• Aim of the task: Omit every picture, and retype the lines that run from the beginning of the data below through the line containing "8000, 9000, 10000];", inclusive.

• Information provided:

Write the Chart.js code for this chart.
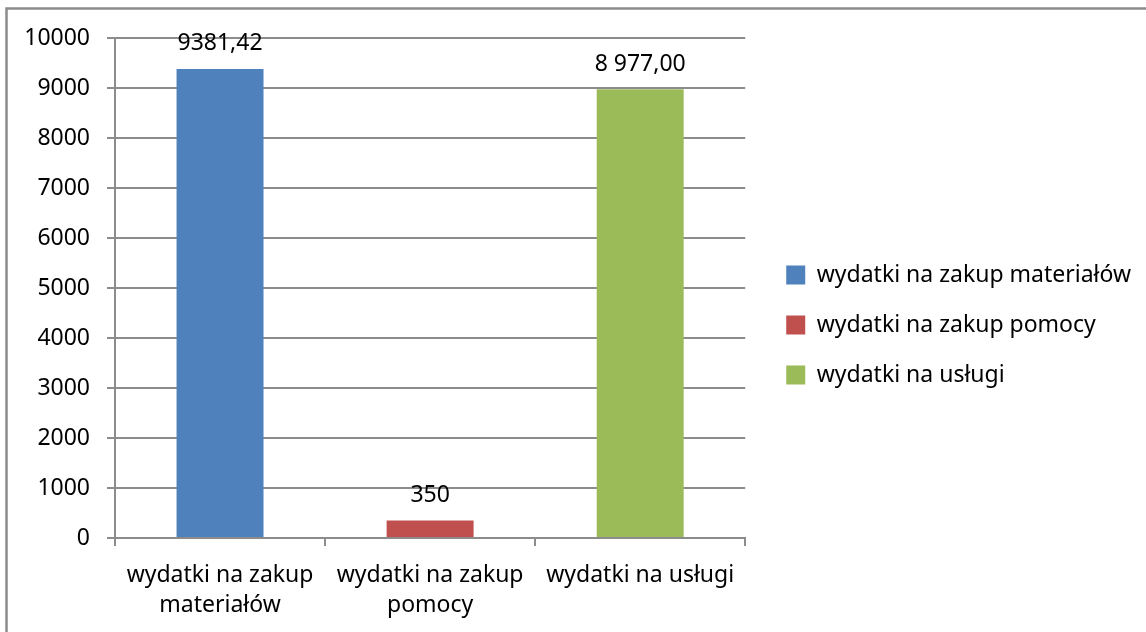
<!DOCTYPE html>
<html>
<head>
<meta charset="utf-8">
<script src="https://cdn.jsdelivr.net/npm/chart.js@4"></script>
<style>
  html, body { margin: 0; padding: 0; background: #fff; }
  #wrap { width: 1146px; height: 632px; }
</style>
</head>
<body>
<div id="wrap"><canvas id="expensesChart" width="1146" height="632"></canvas></div>
<script>
const categories = [
    ['wydatki na zakup', 'materiałów'],
    ['wydatki na zakup', 'pomocy'],
    ['wydatki na usługi']
];
const legendNames = ['wydatki na zakup materiałów', 'wydatki na zakup pomocy', 'wydatki na usługi'];
const amounts = [9381.42, 350, 8977.00];
const amountLabels = ['9381,42', '350', '8 977,00'];
const barColors = ['#4F81BD', '#C0504D', '#9BBB59'];
const yTicks = [0, 1000, 2000, 3000, 4000, 5000, 6000, 7000, 8000, 9000, 10000];

const FONT = { family: "'Noto Sans', sans-serif", size: 23 };
const GRID = '#8c8c8c';

// outer frame like the spreadsheet chart box
const framePlugin = {
    id: 'frame',
    beforeDraw(chart) {
        const ctx = chart.ctx;
        ctx.save();
        ctx.strokeStyle = GRID;
        ctx.lineWidth = 2.5;
        ctx.strokeRect(6.5, 8.5, 1300, 800);
        ctx.restore();
    }
};

// value labels above bars
const valueLabels = {
    id: 'valueLabels',
    afterDatasetsDraw(chart) {
        const ctx = chart.ctx;
        ctx.save();
        ctx.font = FONT.size + 'px ' + FONT.family;
        ctx.fillStyle = '#000';
        ctx.textAlign = 'center';
        ctx.textBaseline = 'middle';
        chart.getDatasetMeta(0).data.forEach((bar, i) => {
            ctx.fillText(amountLabels[i], bar.x, bar.y - 25);
        });
        ctx.restore();
    }
};

// empty axes, only used as spacers
const spacer = (pos, size) => ({
    position: pos,
    grid: { display: false },
    border: { display: false },
    ticks: { display: false },
    afterFit: s => {
        if (pos === 'top') s.height = size; else s.width = size;
    }
});

new Chart(document.getElementById('expensesChart'), {
    type: 'bar',
    data: {
        labels: categories,
        datasets: [{
            data: amounts,
            backgroundColor: barColors,
            categoryPercentage: 1,
            barPercentage: 0.414
        }]
    },
    options: {
        responsive: false,
        animation: false,
        layout: { padding: { top: 18, bottom: 0, left: 0, right: 5 } },
        plugins: {
            tooltip: { enabled: false },
            legend: {
                position: 'right',
                maxWidth: 420,
                labels: {
                    font: FONT,
                    color: '#000',
                    boxWidth: 19,
                    boxHeight: 19,
                    padding: 27,
                    generateLabels: () => legendNames.map((name, i) => ({
                        text: name,
                        fillStyle: barColors[i],
                        strokeStyle: barColors[i],
                        lineWidth: 0,
                        index: i
                    }))
                }
            }
        },
        scales: {
            x: {
                afterFit: s => { s.height = 94; },
                grid: {
                    offset: true,
                    drawOnChartArea: false,
                    color: GRID,
                    lineWidth: 2,
                    tickLength: 8
                },
                border: { color: GRID, width: 2 },
                ticks: { font: { ...FONT, lineHeight: 1.3 }, color: '#000', padding: 15, maxRotation: 0 }
            },
            y: {
                min: 0,
                max: 10000,
                afterFit: s => { s.width = 115; },
                afterBuildTicks: s => { s.ticks = yTicks.map(v => ({ value: v })); },
                grid: { color: GRID, lineWidth: 2, tickLength: 8 },
                border: { color: GRID, width: 2 },
                ticks: { font: FONT, color: '#000', padding: 17, callback: v => String(v) }
            },
            xTop: { type: 'category', axis: 'x', ...spacer('top', 20) },
            yGap: { type: 'linear', axis: 'y', ...spacer('right', 14) }
        }
    },
    plugins: [framePlugin, valueLabels]
});
</script>
</body>
</html>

• Exercise answer:
Write the Chart.js code for this chart.
<!DOCTYPE html>
<html>
<head>
<meta charset="utf-8">
<script src="https://cdn.jsdelivr.net/npm/chart.js@4"></script>
<style>
  html, body { margin: 0; padding: 0; background: #fff; }
  #wrap { width: 1146px; height: 632px; }
</style>
</head>
<body>
<div id="wrap"><canvas id="expensesChart" width="1146" height="632"></canvas></div>
<script>
const categories = [
    ['wydatki na zakup', 'materiałów'],
    ['wydatki na zakup', 'pomocy'],
    ['wydatki na usługi']
];
const legendNames = ['wydatki na zakup materiałów', 'wydatki na zakup pomocy', 'wydatki na usługi'];
const amounts = [9381.42, 350, 8977.00];
const amountLabels = ['9381,42', '350', '8 977,00'];
const barColors = ['#4F81BD', '#C0504D', '#9BBB59'];
const yTicks = [0, 1000, 2000, 3000, 4000, 5000, 6000, 7000, 8000, 9000, 10000];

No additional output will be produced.